Keep it in the same dialect as add and mul (is it going to be std)? I was thinking about adding it to math, but @herhut said it's "not math enough" and I agree. Current situation with fma only in vector is also questionable because fma doesn't have anything vector specific.

I agree that this may be closer to an "arithmetic" dialect than the math dialect, even though it is a bit on the edge: for example you're mapping this to an LLVM intrinsic which can be a pessimization for the optimizer compared to a sequence of add(mul()) with the reassociation flag (this goes with my inline comment somehow)

mlir/include/mlir/Dialect/StandardOps/IR/Ops.td
1463

We need to specify this a bit more: for example do we guarantee the fused precision? How is is implemented on a target which does not have native FMA? What are the fast-math flags effect on this?

What is the intended used for this? Why would someone use this operation rather than emitting add(mul()) with some fast-math reassociation flags? Can we codify this here better?

ezhulenev added inline comments.Feb 16 2021, 4:24 PM
mlir/include/mlir/Dialect/StandardOps/IR/Ops.td
1463

My concrete use case is polynomial approximations of Tanh, without fma perf is ~2x worse than Eigen, and at the same time I'm not sure that it is safe to turn on reassoc flag on a whole compiled module (and right now it seems impossible to emit add and mul with separate flags).

Maybe add that semantics is the same as llvm.fma intrinsic? And all guarantees are whatever llvm provides (when lowered to LLVM)?

ezhulenev added inline comments.Feb 16 2021, 5:16 PM
mlir/include/mlir/Dialect/StandardOps/IR/Ops.td
1463

Talked a bit with Rasmus on this topic: FMA vs no-FMA has a huge difference for accuracy and polynomial approximation coefficients are different, turning fast-math on is not an option, and we need precise control how add(mul(...)) is executed (fma vs non-fma).

I guess polynomial approximation pass will just take a flag, fma on or off, and will select approximation based on that.

mehdi_amini added inline comments.Feb 16 2021, 7:27 PM
mlir/include/mlir/Dialect/StandardOps/IR/Ops.td
1463

So it isn't a performance issue but a correctness one here?

I'm not sure that it is safe to turn on reassoc flag on a whole compiled module (and right now it seems impossible to emit add and mul with separate flags).

Right I wouldn't suggest turning fast-math at a module level ever. I missed that we don't have fast-maths flag on these ops right now...
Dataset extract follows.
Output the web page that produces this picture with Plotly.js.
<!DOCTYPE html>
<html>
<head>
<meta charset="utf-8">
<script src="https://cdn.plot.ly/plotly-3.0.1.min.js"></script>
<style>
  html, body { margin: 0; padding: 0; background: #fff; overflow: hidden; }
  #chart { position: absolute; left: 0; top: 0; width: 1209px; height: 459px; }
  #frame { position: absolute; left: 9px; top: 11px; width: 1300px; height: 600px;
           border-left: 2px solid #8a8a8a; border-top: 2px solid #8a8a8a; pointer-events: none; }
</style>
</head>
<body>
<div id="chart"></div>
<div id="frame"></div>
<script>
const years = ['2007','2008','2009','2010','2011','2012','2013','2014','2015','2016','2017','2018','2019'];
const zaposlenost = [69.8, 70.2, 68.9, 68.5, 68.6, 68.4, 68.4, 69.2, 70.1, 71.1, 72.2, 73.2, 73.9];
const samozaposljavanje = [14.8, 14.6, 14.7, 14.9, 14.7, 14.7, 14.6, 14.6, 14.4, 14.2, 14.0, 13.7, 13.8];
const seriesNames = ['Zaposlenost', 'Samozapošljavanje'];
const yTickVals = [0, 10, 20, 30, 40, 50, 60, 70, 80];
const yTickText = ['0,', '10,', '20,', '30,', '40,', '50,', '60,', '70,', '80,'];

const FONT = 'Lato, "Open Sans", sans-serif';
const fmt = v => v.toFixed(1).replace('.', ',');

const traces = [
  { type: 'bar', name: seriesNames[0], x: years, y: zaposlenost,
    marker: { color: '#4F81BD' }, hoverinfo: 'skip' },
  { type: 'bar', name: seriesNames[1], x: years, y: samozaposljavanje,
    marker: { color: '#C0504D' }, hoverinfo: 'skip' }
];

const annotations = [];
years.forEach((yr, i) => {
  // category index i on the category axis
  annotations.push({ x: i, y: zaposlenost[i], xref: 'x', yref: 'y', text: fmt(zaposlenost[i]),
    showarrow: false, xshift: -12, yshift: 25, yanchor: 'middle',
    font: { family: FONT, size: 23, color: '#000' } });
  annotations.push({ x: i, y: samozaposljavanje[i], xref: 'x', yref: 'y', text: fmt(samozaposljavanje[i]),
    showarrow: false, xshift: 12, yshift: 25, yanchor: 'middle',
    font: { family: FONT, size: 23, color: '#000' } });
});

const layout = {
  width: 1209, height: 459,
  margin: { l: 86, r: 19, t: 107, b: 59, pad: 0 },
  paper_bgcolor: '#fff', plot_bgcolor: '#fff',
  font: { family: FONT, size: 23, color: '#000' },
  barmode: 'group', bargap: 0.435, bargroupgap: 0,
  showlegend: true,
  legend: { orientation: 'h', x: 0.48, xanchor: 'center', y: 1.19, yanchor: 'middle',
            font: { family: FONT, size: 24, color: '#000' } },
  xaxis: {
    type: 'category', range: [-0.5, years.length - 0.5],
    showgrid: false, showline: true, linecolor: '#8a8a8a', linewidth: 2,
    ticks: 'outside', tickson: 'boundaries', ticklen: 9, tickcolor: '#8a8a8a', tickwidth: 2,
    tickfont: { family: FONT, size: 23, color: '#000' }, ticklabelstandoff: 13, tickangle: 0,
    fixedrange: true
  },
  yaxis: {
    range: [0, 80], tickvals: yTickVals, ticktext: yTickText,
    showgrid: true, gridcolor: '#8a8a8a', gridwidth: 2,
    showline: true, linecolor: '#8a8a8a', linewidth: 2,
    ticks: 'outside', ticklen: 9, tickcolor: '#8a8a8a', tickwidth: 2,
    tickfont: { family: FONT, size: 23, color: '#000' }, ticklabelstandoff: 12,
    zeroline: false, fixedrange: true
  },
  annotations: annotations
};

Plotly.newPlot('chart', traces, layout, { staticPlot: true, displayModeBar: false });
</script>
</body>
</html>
ezhulenev added inline comments.Feb 17 2021, 1:09 AM
mlir/include/mlir/Dialect/StandardOps/IR/Ops.td
1463

Performance and correctness. Tanh approximation in D96739 assumes FMA operations. Regarding performance, Rasmus mentioned that without FMA the number of executed instructions to get to the same accuracy can be 3x-4x of FMA version.

ezhulenev updated this revision to Diff 324318.Feb 17 2021, 8:34 AM
ezhulenev edited the summary of this revision. (Show Details)

Documen fma operation semantics

mehdi_amini accepted this revision.Feb 17 2021, 9:54 AM
This revision is now accepted and ready to land.Feb 17 2021, 9:54 AM
This revision was automatically updated to reflect the committed changes.